Slashdot - Mon, 2025-08-04 07:54
"Jeff Bezos' Blue Origin launched a crypto billionaire and five other people to the final frontier on Sunday," reports Space.com: The mission — known as NS-34, because it was the 34th overall flight of Blue Origin's New Shepard vehicle — lifted off from the company's West Texas spaceport at 8:43 a.m. EDT (1243 GMT; 7:43 a.m. local time in West Texas). The highest-profile NS-34 passenger was Justin Sun, a 34-year-old billionaire who founded the blockchain platform Tron. In June 2021, Sun won an auction for a seat aboard the first-ever crewed flight of New Shepard, plunking down $28 million. [Sun was unable to take that flight due to a scheduling conflict, but Blue Origin says "the proceeds from the $28 million bid benefitted 19 space-focused charities"...] The people flying with Sun on Sunday were Arvinder (Arvi) Singh Bahal, an Indian-born American real estate investor and adventurer; Turkish businessman and photographer Gökhan Erdem; Deborah Martorell, a journalist and meteorologist from Puerto Rico; Englishman Lionel Pitchford, who has run an orphanage in Nepal for three decades; and American entrepreneur James (J.D.) Russell... All six passengers were spaceflight rookies except Russell, who flew on Blue Origin's NS-28 mission in November 2024. NS-34 was the 14th human spaceflight to date for New Shepard, which consists of a rocket topped by a crew capsule.
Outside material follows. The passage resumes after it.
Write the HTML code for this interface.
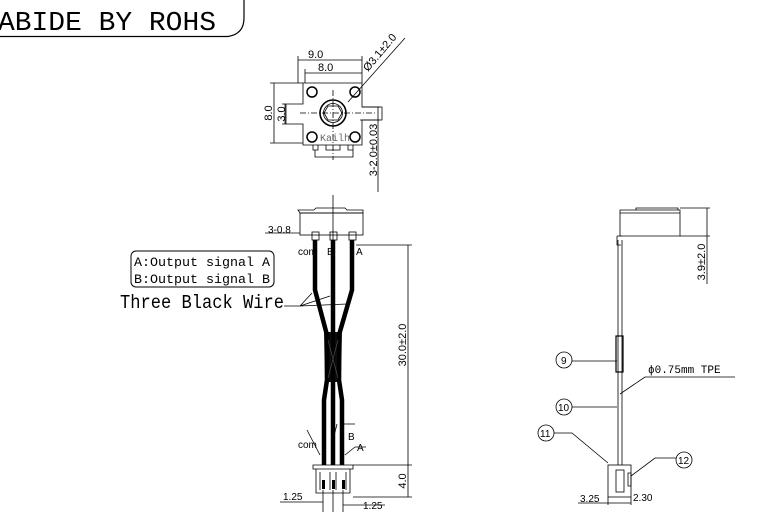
<!DOCTYPE html>
<html><head><meta charset="utf-8"><style>
html,body{margin:0;padding:0;background:#fff;width:771px;height:514px;overflow:hidden}
svg{display:block}
.m{font-family:"Liberation Mono","DejaVu Sans Mono",monospace}
.s{font-family:"Liberation Sans",sans-serif}
</style></head><body>
<svg width="771" height="514" viewBox="0 0 771 514" xmlns="http://www.w3.org/2000/svg" fill="none" stroke="#000" stroke-width="1">
<!-- banner -->
<text x="-2" y="30" class="m" font-size="27" fill="#000" stroke="none" textLength="218" lengthAdjust="spacingAndGlyphs">ABIDE BY ROHS</text>
<path d="M0 36.5 H228 Q244 34 244 18 V0" stroke-width="1.2"/>

<!-- top view -->
<g stroke-width="0.8">
<path d="M303 83 H362 V107 H382 V120 H362 V145 H303 V124 H285 V104 H303 Z"/>
<circle cx="312" cy="92" r="5" stroke-width="1.5"/><circle cx="355" cy="92" r="5" stroke-width="1.5"/>
<circle cx="312" cy="137" r="5" stroke-width="1.5"/><circle cx="355" cy="137" r="5" stroke-width="1.5"/>
<circle cx="333" cy="113" r="13" stroke-width="1.6"/><circle cx="333" cy="113" r="9.5"/>
<path d="M328 106 H338 L342 113 L338 120 H328 L324 113 Z"/>
<path d="M313 145 V150 H318 V145 M326 145 V150 H340 V145 M348 145 V150 H353 V145" />
<path d="M315 150 V157 H353 V150"/>
<path d="M300 113 H376 M333 90 V160" stroke-dasharray="6 2 1 2"/>
<path d="M298 56 V83 M362 56 V83 M298 60 H362 M305 69 V83 M305 73 H362"/>
<path d="M270 83 H303 M270 143 H303 M274 83 V143 M282 104 H285 M282 124 H285 M286 104 V124"/>
<path d="M362 107 H380 M378 107 V192 M360 120 H380"/>
<path d="M348 102 L405 38"/>
</g>
<g fill="#000" stroke="none" class="s" font-size="11">
<text x="308" y="58">9.0</text><text x="318" y="71">8.0</text>
<text transform="translate(272 113) rotate(-90)" text-anchor="middle">8.0</text>
<text transform="translate(285 114) rotate(-90)" text-anchor="middle">3.0</text>
<text transform="translate(377 150) rotate(-90)" text-anchor="middle">3-2.0±0.03</text>
<text transform="translate(368 72) rotate(-50)">Ø3.1±2.0</text>
<text x="320" y="141" font-size="10" fill="#666" class="m">Kailh</text>
</g>

<!-- front view -->
<g stroke-width="0.8">
<path d="M298 210 H314 L316 208 H345 L347 210 H363 V213 H300 Z"/>
<rect x="300" y="213" width="63" height="22"/>
<path d="M333 195 V245"/>
<rect x="312" y="232" width="7" height="8"/><rect x="330" y="232" width="7" height="8"/><rect x="349" y="232" width="7" height="8"/>
<path d="M265 233 H300"/>
<path d="M356 245 H412 M408 245 V497 M353 465 H412 M353 497 H412"/>
<path d="M313 465 H353 V469 H313 Z"/>
<path d="M316 469 V493 H350 V469"/>
<path d="M320 472 V490 M330 472 V490 M336 472 V490 M346 472 V490"/>
<path d="M323 490 V512 M333 490 V512 M343 490 V512 M280 502 H323 M343 505 H385"/>
<path d="M284 306 H300 L312 293 M300 306 L330 296 M300 306 L347 304"/>
<path d="M307 430 L320 455 M340 424 H355 M337 424 L333 440 M355 447 L345 455 M355 447 H366"/>
</g>
<path d="M324 332 L342 332 L341 382 L325 382 Z" fill="#111" stroke="none"/>
<g stroke="#000" stroke-width="4.5" fill="none">
<path d="M315 240 V290 L327 335 V380 L324 400 V465"/>
<path d="M333 240 V335 V380 L333 400 V465"/>
<path d="M352 240 V290 L339 335 V380 L342 400 V465"/>
</g>
<path d="M328 340 L338 378 M338 340 L328 378" stroke="#555" stroke-width="0.6"/>
<g fill="#000" stroke="none">
<rect x="322" y="480" width="3" height="9"/><rect x="332" y="480" width="3" height="9"/><rect x="342" y="480" width="3" height="9"/>
</g>
<rect x="131" y="251" width="143" height="36" rx="5" stroke-width="1"/>
<g fill="#000" stroke="none">
<text x="134" y="266" class="m" font-size="12.5" textLength="136" lengthAdjust="spacingAndGlyphs">A:Output signal A</text>
<text x="134" y="283" class="m" font-size="12.5" textLength="136" lengthAdjust="spacingAndGlyphs">B:Output signal B</text>
<text x="120" y="308" class="m" font-size="19" textLength="164" lengthAdjust="spacingAndGlyphs">Three Black Wire</text>
<text x="268" y="233" class="s" font-size="10">3-0.8</text>
<text x="298" y="255" class="s" font-size="10">com</text>
<text x="327" y="255" class="s" font-size="10">B</text>
<text x="356" y="255" class="s" font-size="10">A</text>
<text x="298" y="448" class="s" font-size="10">com</text>
<text x="348" y="440" class="s" font-size="10">B</text>
<text x="357" y="451" class="s" font-size="10">A</text>
<text x="283" y="500" class="s" font-size="10">1.25</text>
<text x="363" y="509" class="s" font-size="10">1.25</text>
<text transform="translate(406 345) rotate(-90)" text-anchor="middle" class="s" font-size="11">30.0±2.0</text>
<text transform="translate(406 481) rotate(-90)" text-anchor="middle" class="s" font-size="11">4.0</text>
</g>

<!-- side view -->
<g stroke-width="0.8">
<path d="M620 210 H680 V236 H620 Z M620 213 H680 M636 210 V208 H678 V210"/>
<path d="M617 236 V245 H621 M617 236 H622"/>
<path d="M618 240 V465 M622 240 V465"/>
<rect x="616" y="336" width="7" height="36" stroke-width="1.2"/>
<path d="M680 208 H710 M707 208 V284 M680 236 H710"/>
<rect x="608" y="465" width="23" height="32"/>
<rect x="616" y="470" width="8" height="22"/>
<path d="M628 473 H631 V486 H628 Z"/>
<path d="M608 497 V505 M631 497 V505 M578 503 H631"/>
<circle cx="564" cy="360" r="8"/><circle cx="564" cy="407" r="8"/><circle cx="546" cy="433" r="8"/><circle cx="684" cy="460" r="8"/>
<path d="M572 361 H617 M572 407 H617 M554 433 H572 L608 463 M676 458 H655 L631 476"/>
<path d="M620 394 L645 377 H735"/>
</g>
<g fill="#000" stroke="none" class="s" font-size="10">
<text x="561" y="364">9</text><text x="558" y="411">10</text><text x="540" y="437">11</text><text x="678" y="464">12</text>
<text x="580" y="502">3.25</text><text x="633" y="501">2.30</text>
<text x="648" y="373" class="m" font-size="11">ϕ0.75mm TPE</text>
<text transform="translate(705 262) rotate(-90)" text-anchor="middle" font-size="11">3.9±2.0</text>
</g>
</svg>
</body></html>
Both of these elements are reusable; the rocket comes back to Earth for a vertical, powered touchdown like those performed by SpaceX's Falcon 9 rockets, and the capsule lands softly under parachutes. Each New Shepard flight lasts 10 to 12 minutes from liftoff to capsule touchdown. "New Shepard has now flown 75 people into space," Blue Origin said in a statement, "including five people who have flown twice."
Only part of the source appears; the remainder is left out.